A lot of us (me included, though I’ve suspected for awhile) found out this morning that if you make a racist comment on a forum or a blog and you can be charged under the Sedition Act.

In fact, there are a variety of things you could do on your blog that might be construed as an act with a seditious tendency (s.3.1), even this blog post, if I’m not careful, and in my stream of consciousness, end up writing things that “raise discontent or disaffection amongst the citizens of Singapore or the residents in Singapore” (s.3.1(d))

So, the fellas charged this morning allegedly made racist remarks on an open forum and on a website/blog, and would have been charged under ss. 4.1(c), 4.2, 3.1(e). (Anyone with detailed information, please leave comments or trackback).

I’ll say now that I’m all against racism and racist remarks online and off, and that regardless of the law, I think it is repulsive and wrongful behaviour.

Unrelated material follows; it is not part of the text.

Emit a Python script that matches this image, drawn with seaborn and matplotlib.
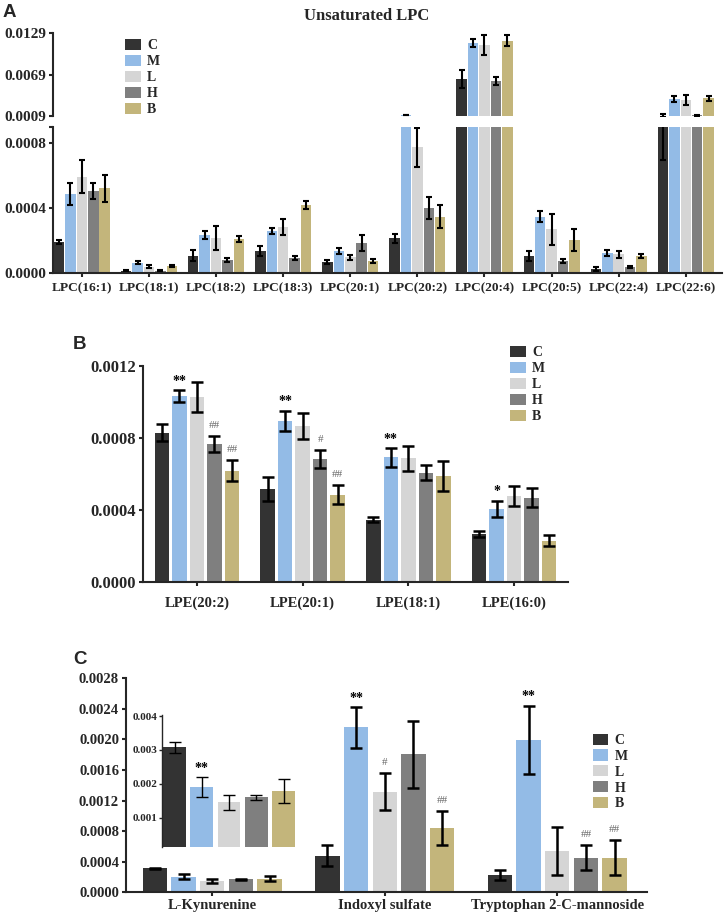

And as regards the law, outlawing racism is obviously not unique to Singapore. There are the Australian anti-racial vilification laws (e.g. Racial Vilification Act 1996 (South Australia), where you will find that the punishments are quite severe, even when compared with our very own Sedition Act.

Even as I write this post as quickly as I can, newswires around the world have already or are about to pick up on the screaming headline ‘Bloggers Charged With Sedition in Singapore’, (with Steven McDermott probably sharpening his scissors and thickening his glue for a bit of cut and paste action as I write), which as you can see, isn’t really the issue.

For mine, the issue is a public relations related one. We have laws to protect against racism, and while these laws ain’t broke, they sure could do with a little polishing. Enact an anti-racial vilification law, fellas. Leave the Sedition Act for specific seditious acts against the State.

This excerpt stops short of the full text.